The request:
Skip the pictures. Transcribe the rest of the data below without changing a word.
________________
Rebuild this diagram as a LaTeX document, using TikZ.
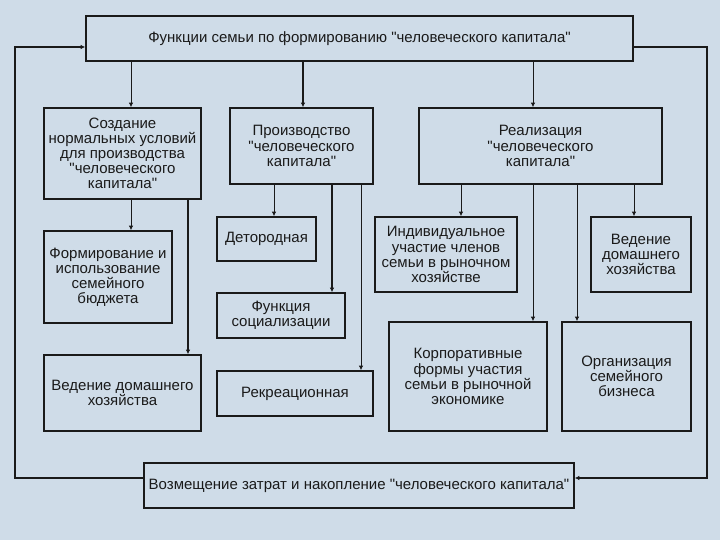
\documentclass[tikz,border=0pt]{standalone}
\usepackage{fontspec}
\setmainfont{Liberation Sans}[Ligatures=TeXOff]
\usepackage{xcolor}
\usepackage{tikz}
\usetikzlibrary{arrows.meta}
\definecolor{bgc}{HTML}{CFDCE8}
\definecolor{ink}{HTML}{1A1A1A}

\tikzset{
  box/.style={draw=ink,line width=1.3pt,fill=bgc,align=center,inner sep=1pt,text=ink,
    font=\fontsize{12.8}{12.9}\selectfont},
  sz/.style 2 args={minimum width=#1*0.03cm,minimum height=#2*0.03cm},
  thinarr/.style={draw=ink,line width=0.8pt,-{Latex[length=4pt,width=4pt]}},
  thickarr/.style={draw=ink,line width=1.6pt,-{Latex[length=4pt,width=4pt]}}
}

\begin{document}
\begin{tikzpicture}[x=0.03cm,y=-0.03cm]
  \fill[bgc] (0,0) rectangle (720,540);
  % upper level
  \node[box,sz={547}{45}] (funk) at (359.5,38.5) {Функции семьи по формированию "человеческого капитала"};
  \node[box,sz={157}{91}] (sozd) at (122.5,153.5) {Создание\\нормальных условий\\для производства\\"человеческого\\капитала"};
  \node[box,sz={143}{76}] (proiz) at (301.5,146) {Производство\\"человеческого\\капитала"};
  \node[box,sz={243}{76}] (real) at (540.5,146) {Реализация\\"человеческого\\капитала"};
  % left column
  \node[box,sz={128}{92}] (budzh) at (108,277) {Формирование и\\использование\\семейного\\бюджета};
  \node[box,sz={157}{76}] (hoz) at (122.5,393) {Ведение домашнего\\хозяйства};
  % middle column
  \node[box,sz={99}{44}] (detor) at (266.5,239) {Детородная};
  \node[box,sz={128}{45}] (soc) at (281,315.5) {Функция\\социализации};
  \node[box,sz={156}{45}] (rekr) at (295,393.5) {Рекреационная};
  % right column
  \node[box,sz={142}{75}] (indiv) at (446,254.5) {Индивидуальное\\участие членов\\семьи в рыночном\\хозяйстве};
  \node[box,sz={100}{75}] (domhoz) at (641,254.5) {Ведение\\домашнего\\хозяйства};
  \node[box,sz={158}{109}] (korp) at (468,376.5) {Корпоративные\\формы участия\\семьи в рыночной\\экономике};
  \node[box,sz={129}{109}] (biz) at (626.5,376.5) {Организация\\семейного\\бизнеса};
  % bottom
  \node[box,sz={430}{45}] (vozm) at (359,485.5) {Возмещение затрат и накопление "человеческого капитала"};

  \foreach \x/\a/\b in {131/funk/sozd,533/funk/real,131/sozd/budzh,274/proiz/detor,361/proiz/rekr,
      461/real/indiv,533/real/korp,577/real/biz,634/real/domhoz}{
    \draw[thinarr] (\a.south -| \x,0) -- (\b.north -| \x,0);}
  \foreach \x/\a/\b in {303/funk/proiz,188/sozd/hoz,332/proiz/soc}{
    \draw[thickarr] (\a.south -| \x,0) -- (\b.north -| \x,0);}

  \draw[thickarr] (vozm.west |- 0,478) -- (15,478) -- (15,47) -- (funk.west |- 0,47);
  \draw[thinarr,line width=1.1pt] (funk.east |- 0,47) -- (707,47) -- (707,478) -- (vozm.east |- 0,478);
\end{tikzpicture}
\end{document}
________________
Task solution:
Rebuild this diagram as a LaTeX document, using TikZ.
\documentclass[tikz,border=0pt]{standalone}
\usepackage{fontspec}
\setmainfont{Liberation Sans}[Ligatures=TeXOff]
\usepackage{xcolor}
\usepackage{tikz}
\usetikzlibrary{arrows.meta}
\definecolor{bgc}{HTML}{CFDCE8}
\definecolor{ink}{HTML}{1A1A1A}

\tikzset{
  box/.style={draw=ink,line width=1.3pt,fill=bgc,align=center,inner sep=1pt,text=ink,
    font=\fontsize{12.8}{12.9}\selectfont},
  sz/.style 2 args={minimum width=#1*0.03cm,minimum height=#2*0.03cm},
  thinarr/.style={draw=ink,line width=0.8pt,-{Latex[length=4pt,width=4pt]}},
  thickarr/.style={draw=ink,line width=1.6pt,-{Latex[length=4pt,width=4pt]}}
}

\begin{document}
\begin{tikzpicture}[x=0.03cm,y=-0.03cm]
  \fill[bgc] (0,0) rectangle (720,540);
  % upper level
  \node[box,sz={547}{45}] (funk) at (359.5,38.5) {Функции семьи по формированию "человеческого капитала"};
  \node[box,sz={157}{91}] (sozd) at (122.5,153.5) {Создание\\нормальных условий\\для производства\\"человеческого\\капитала"};
  \node[box,sz={143}{76}] (proiz) at (301.5,146) {Производство\\"человеческого\\капитала"};
  \node[box,sz={243}{76}] (real) at (540.5,146) {Реализация\\"человеческого\\капитала"};
  % left column
  \node[box,sz={128}{92}] (budzh) at (108,277) {Формирование и\\использование\\семейного\\бюджета};
  \node[box,sz={157}{76}] (hoz) at (122.5,393) {Ведение домашнего\\хозяйства};
  % middle column
  \node[box,sz={99}{44}] (detor) at (266.5,239) {Детородная};
  \node[box,sz={128}{45}] (soc) at (281,315.5) {Функция\\социализации};
  \node[box,sz={156}{45}] (rekr) at (295,393.5) {Рекреационная};
  % right column
  \node[box,sz={142}{75}] (indiv) at (446,254.5) {Индивидуальное\\участие членов\\семьи в рыночном\\хозяйстве};
  \node[box,sz={100}{75}] (domhoz) at (641,254.5) {Ведение\\домашнего\\хозяйства};
  \node[box,sz={158}{109}] (korp) at (468,376.5) {Корпоративные\\формы участия\\семьи в рыночной\\экономике};
  \node[box,sz={129}{109}] (biz) at (626.5,376.5) {Организация\\семейного\\бизнеса};
  % bottom
  \node[box,sz={430}{45}] (vozm) at (359,485.5) {Возмещение затрат и накопление "человеческого капитала"};

  \foreach \x/\a/\b in {131/funk/sozd,533/funk/real,131/sozd/budzh,274/proiz/detor,361/proiz/rekr,
      461/real/indiv,533/real/korp,577/real/biz,634/real/domhoz}{
    \draw[thinarr] (\a.south -| \x,0) -- (\b.north -| \x,0);}
  \foreach \x/\a/\b in {303/funk/proiz,188/sozd/hoz,332/proiz/soc}{
    \draw[thickarr] (\a.south -| \x,0) -- (\b.north -| \x,0);}

  \draw[thickarr] (vozm.west |- 0,478) -- (15,478) -- (15,47) -- (funk.west |- 0,47);
  \draw[thinarr,line width=1.1pt] (funk.east |- 0,47) -- (707,47) -- (707,478) -- (vozm.east |- 0,478);
\end{tikzpicture}
\end{document}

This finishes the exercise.